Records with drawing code
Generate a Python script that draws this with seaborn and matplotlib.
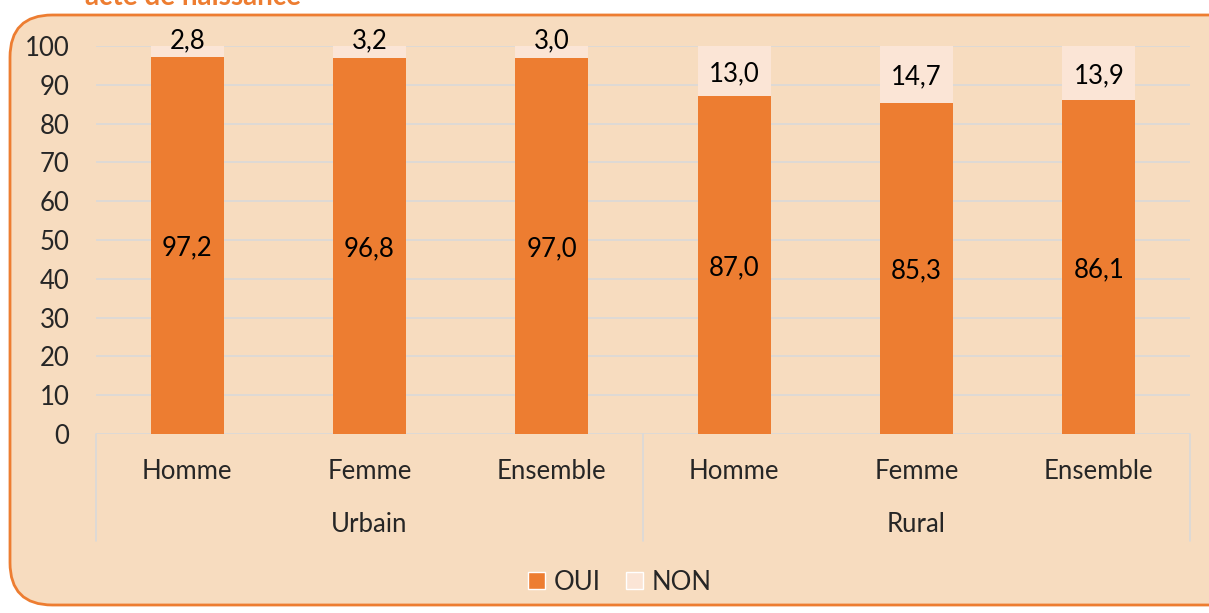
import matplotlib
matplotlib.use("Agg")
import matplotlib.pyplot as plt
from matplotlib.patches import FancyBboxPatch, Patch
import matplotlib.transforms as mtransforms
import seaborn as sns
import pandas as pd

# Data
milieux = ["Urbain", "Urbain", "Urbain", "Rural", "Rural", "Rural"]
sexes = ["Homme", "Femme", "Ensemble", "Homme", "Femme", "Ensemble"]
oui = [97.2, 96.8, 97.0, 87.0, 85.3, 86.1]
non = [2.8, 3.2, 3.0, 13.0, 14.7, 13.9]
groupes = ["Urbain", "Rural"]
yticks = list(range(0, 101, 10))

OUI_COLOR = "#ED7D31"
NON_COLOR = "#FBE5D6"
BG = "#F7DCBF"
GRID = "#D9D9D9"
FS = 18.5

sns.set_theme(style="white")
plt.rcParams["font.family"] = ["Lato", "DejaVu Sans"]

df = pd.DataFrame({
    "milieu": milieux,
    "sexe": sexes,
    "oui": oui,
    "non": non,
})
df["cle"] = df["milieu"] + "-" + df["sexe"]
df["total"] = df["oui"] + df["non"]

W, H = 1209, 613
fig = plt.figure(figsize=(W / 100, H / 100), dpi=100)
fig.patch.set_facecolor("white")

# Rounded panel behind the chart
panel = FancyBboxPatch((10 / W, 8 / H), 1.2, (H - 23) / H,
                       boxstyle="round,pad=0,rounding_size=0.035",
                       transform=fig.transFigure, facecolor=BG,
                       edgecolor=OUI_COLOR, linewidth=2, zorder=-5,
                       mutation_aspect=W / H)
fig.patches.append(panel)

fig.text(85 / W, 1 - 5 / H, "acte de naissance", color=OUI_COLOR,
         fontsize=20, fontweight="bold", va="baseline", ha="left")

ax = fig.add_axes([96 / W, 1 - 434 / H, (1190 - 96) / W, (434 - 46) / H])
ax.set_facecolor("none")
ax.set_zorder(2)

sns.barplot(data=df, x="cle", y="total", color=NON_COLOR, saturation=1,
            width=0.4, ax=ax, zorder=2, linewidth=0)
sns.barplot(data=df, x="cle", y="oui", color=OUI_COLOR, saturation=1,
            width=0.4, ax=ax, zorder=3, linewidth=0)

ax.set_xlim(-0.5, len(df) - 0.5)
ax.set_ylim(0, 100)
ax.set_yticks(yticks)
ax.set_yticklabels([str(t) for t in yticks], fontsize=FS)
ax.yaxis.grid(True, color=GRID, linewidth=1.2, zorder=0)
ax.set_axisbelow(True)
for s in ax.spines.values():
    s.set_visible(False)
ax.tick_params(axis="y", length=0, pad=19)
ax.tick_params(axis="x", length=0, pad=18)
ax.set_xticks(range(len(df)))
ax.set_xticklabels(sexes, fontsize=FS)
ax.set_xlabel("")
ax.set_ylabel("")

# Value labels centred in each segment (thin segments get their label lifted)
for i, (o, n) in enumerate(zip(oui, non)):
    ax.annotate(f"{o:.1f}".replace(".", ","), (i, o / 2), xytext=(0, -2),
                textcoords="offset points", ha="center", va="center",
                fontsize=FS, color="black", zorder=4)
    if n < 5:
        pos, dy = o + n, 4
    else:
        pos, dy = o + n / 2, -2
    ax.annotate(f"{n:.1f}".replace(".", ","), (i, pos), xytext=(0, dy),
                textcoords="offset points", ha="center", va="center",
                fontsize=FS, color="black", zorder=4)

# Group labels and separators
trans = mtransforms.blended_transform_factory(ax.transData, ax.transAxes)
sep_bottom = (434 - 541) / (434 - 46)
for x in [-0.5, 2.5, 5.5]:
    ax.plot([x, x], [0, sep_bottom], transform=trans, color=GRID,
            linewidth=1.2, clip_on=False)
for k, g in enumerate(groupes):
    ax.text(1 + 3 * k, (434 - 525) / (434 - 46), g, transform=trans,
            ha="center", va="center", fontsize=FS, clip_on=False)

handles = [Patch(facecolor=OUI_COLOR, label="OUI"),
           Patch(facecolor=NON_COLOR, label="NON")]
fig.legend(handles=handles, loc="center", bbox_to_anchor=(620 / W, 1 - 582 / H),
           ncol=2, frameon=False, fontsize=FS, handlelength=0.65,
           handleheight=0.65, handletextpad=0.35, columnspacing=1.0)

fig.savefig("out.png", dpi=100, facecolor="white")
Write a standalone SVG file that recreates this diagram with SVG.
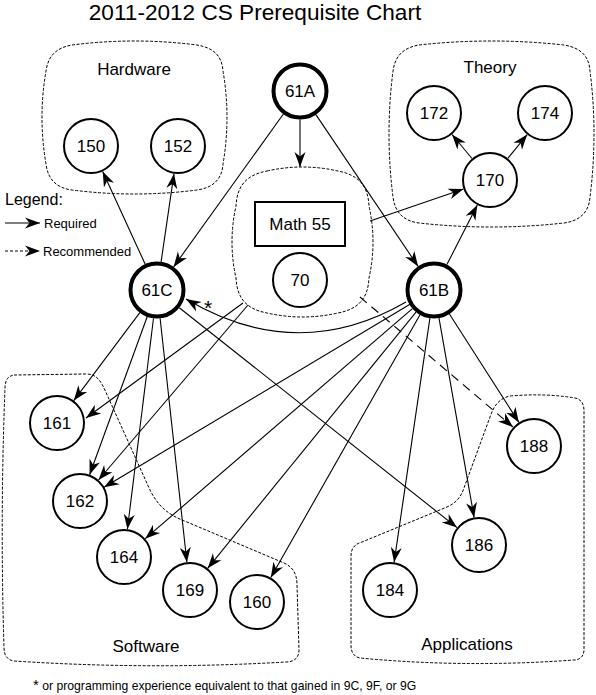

▸ Work instructions: Write out the whole listing exactly, and drop the pictures.

▸ Written response:
Generate a Python script that draws this with seaborn and matplotlib.
import matplotlib
matplotlib.use("Agg")
import matplotlib.pyplot as plt
from matplotlib.patches import FancyBboxPatch, Patch
import matplotlib.transforms as mtransforms
import seaborn as sns
import pandas as pd

# Data
milieux = ["Urbain", "Urbain", "Urbain", "Rural", "Rural", "Rural"]
sexes = ["Homme", "Femme", "Ensemble", "Homme", "Femme", "Ensemble"]
oui = [97.2, 96.8, 97.0, 87.0, 85.3, 86.1]
non = [2.8, 3.2, 3.0, 13.0, 14.7, 13.9]
groupes = ["Urbain", "Rural"]
yticks = list(range(0, 101, 10))

OUI_COLOR = "#ED7D31"
NON_COLOR = "#FBE5D6"
BG = "#F7DCBF"
GRID = "#D9D9D9"
FS = 18.5

sns.set_theme(style="white")
plt.rcParams["font.family"] = ["Lato", "DejaVu Sans"]

df = pd.DataFrame({
    "milieu": milieux,
    "sexe": sexes,
    "oui": oui,
    "non": non,
})
df["cle"] = df["milieu"] + "-" + df["sexe"]
df["total"] = df["oui"] + df["non"]

W, H = 1209, 613
fig = plt.figure(figsize=(W / 100, H / 100), dpi=100)
fig.patch.set_facecolor("white")

# Rounded panel behind the chart
panel = FancyBboxPatch((10 / W, 8 / H), 1.2, (H - 23) / H,
                       boxstyle="round,pad=0,rounding_size=0.035",
                       transform=fig.transFigure, facecolor=BG,
                       edgecolor=OUI_COLOR, linewidth=2, zorder=-5,
                       mutation_aspect=W / H)
fig.patches.append(panel)

fig.text(85 / W, 1 - 5 / H, "acte de naissance", color=OUI_COLOR,
         fontsize=20, fontweight="bold", va="baseline", ha="left")

ax = fig.add_axes([96 / W, 1 - 434 / H, (1190 - 96) / W, (434 - 46) / H])
ax.set_facecolor("none")
ax.set_zorder(2)

sns.barplot(data=df, x="cle", y="total", color=NON_COLOR, saturation=1,
            width=0.4, ax=ax, zorder=2, linewidth=0)
sns.barplot(data=df, x="cle", y="oui", color=OUI_COLOR, saturation=1,
            width=0.4, ax=ax, zorder=3, linewidth=0)

ax.set_xlim(-0.5, len(df) - 0.5)
ax.set_ylim(0, 100)
ax.set_yticks(yticks)
ax.set_yticklabels([str(t) for t in yticks], fontsize=FS)
ax.yaxis.grid(True, color=GRID, linewidth=1.2, zorder=0)
ax.set_axisbelow(True)
for s in ax.spines.values():
    s.set_visible(False)
ax.tick_params(axis="y", length=0, pad=19)
ax.tick_params(axis="x", length=0, pad=18)
ax.set_xticks(range(len(df)))
ax.set_xticklabels(sexes, fontsize=FS)
ax.set_xlabel("")
ax.set_ylabel("")

# Value labels centred in each segment (thin segments get their label lifted)
for i, (o, n) in enumerate(zip(oui, non)):
    ax.annotate(f"{o:.1f}".replace(".", ","), (i, o / 2), xytext=(0, -2),
                textcoords="offset points", ha="center", va="center",
                fontsize=FS, color="black", zorder=4)
    if n < 5:
        pos, dy = o + n, 4
    else:
        pos, dy = o + n / 2, -2
    ax.annotate(f"{n:.1f}".replace(".", ","), (i, pos), xytext=(0, dy),
                textcoords="offset points", ha="center", va="center",
                fontsize=FS, color="black", zorder=4)

# Group labels and separators
trans = mtransforms.blended_transform_factory(ax.transData, ax.transAxes)
sep_bottom = (434 - 541) / (434 - 46)
for x in [-0.5, 2.5, 5.5]:
    ax.plot([x, x], [0, sep_bottom], transform=trans, color=GRID,
            linewidth=1.2, clip_on=False)
for k, g in enumerate(groupes):
    ax.text(1 + 3 * k, (434 - 525) / (434 - 46), g, transform=trans,
            ha="center", va="center", fontsize=FS, clip_on=False)

handles = [Patch(facecolor=OUI_COLOR, label="OUI"),
           Patch(facecolor=NON_COLOR, label="NON")]
fig.legend(handles=handles, loc="center", bbox_to_anchor=(620 / W, 1 - 582 / H),
           ncol=2, frameon=False, fontsize=FS, handlelength=0.65,
           handleheight=0.65, handletextpad=0.35, columnspacing=1.0)

fig.savefig("out.png", dpi=100, facecolor="white")
Write a standalone SVG file that recreates this diagram with SVG.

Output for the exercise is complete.